ECLI:NL:RBNHO:2018:2646
Rechtbank Noord-Holland
- Eerste aanleg - meervoudig
- Rechtspraak.nl
Vrijspraak in zaak van wederrechtelijke vrijheidsberoving met geweld
In deze strafzaak heeft de Rechtbank Noord-Holland op 16 februari 2018 uitspraak gedaan in de zaak tegen een verdachte die werd beschuldigd van wederrechtelijke vrijheidsberoving, gepleegd in vereniging met anderen. De tenlastelegging omvatte verschillende gewelddadige handelingen tegen het slachtoffer, waaronder bedreiging met een pistool, het vastbinden van het slachtoffer en het toebrengen van zwaar lichamelijk letsel. De rechtbank heeft vastgesteld dat de dagvaarding geldig was en dat het Openbaar Ministerie ontvankelijk was in zijn vervolging. De officier van justitie heeft gevorderd tot bewezenverklaring van de feiten en een gevangenisstraf van twaalf maanden, terwijl de verdediging pleitte voor vrijspraak, stellende dat er onvoldoende bewijs was voor de betrokkenheid van de verdachte.

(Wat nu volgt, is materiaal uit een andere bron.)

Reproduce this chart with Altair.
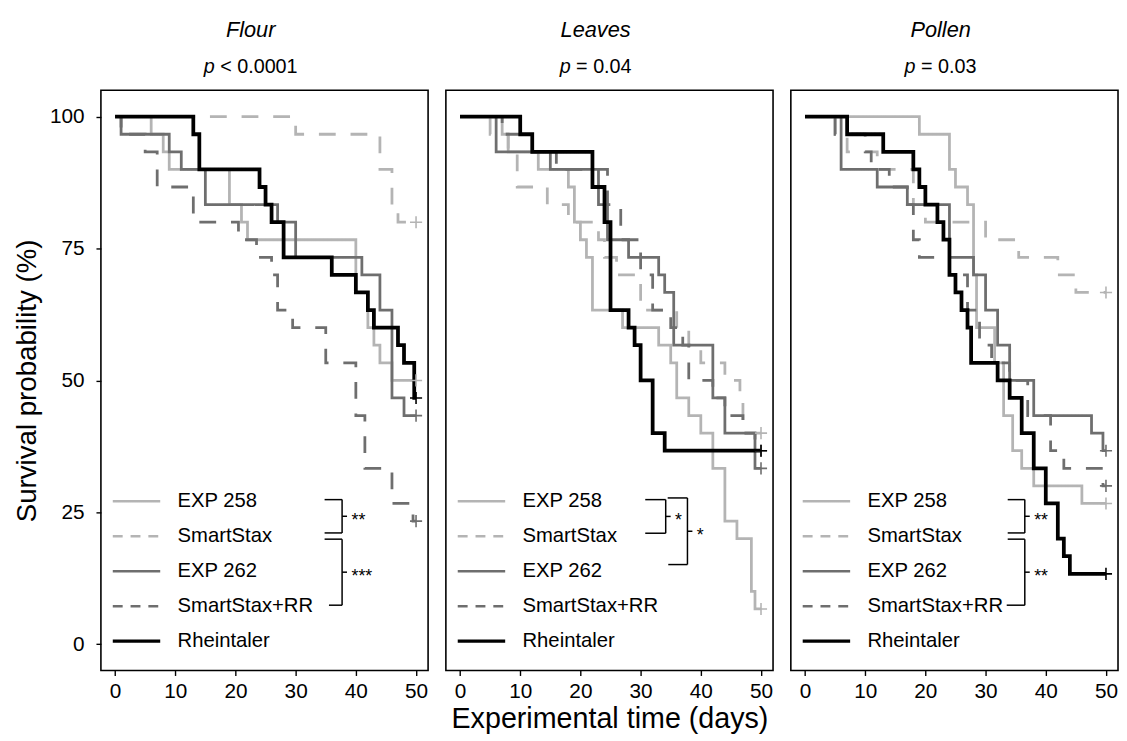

De rechtbank heeft de verklaringen van de betrokken partijen zorgvuldig gewogen. De verdachte heeft een alternatieve verklaring gegeven voor zijn aanwezigheid op de plaats delict, waarbij hij stelde dat hij als vertaler fungeerde en niet betrokken was bij de geweldshandelingen. De rechtbank concludeert dat er onvoldoende wettig en overtuigend bewijs is dat de verdachte enige betrokkenheid had bij de wederrechtelijke vrijheidsberoving of de geweldshandelingen. Daarom heeft de rechtbank de verdachte vrijgesproken van alle ten laste gelegde feiten.
De uitspraak is gedaan door een meervoudige kamer, bestaande uit drie rechters, en is openbaar uitgesproken op 18 februari 2018.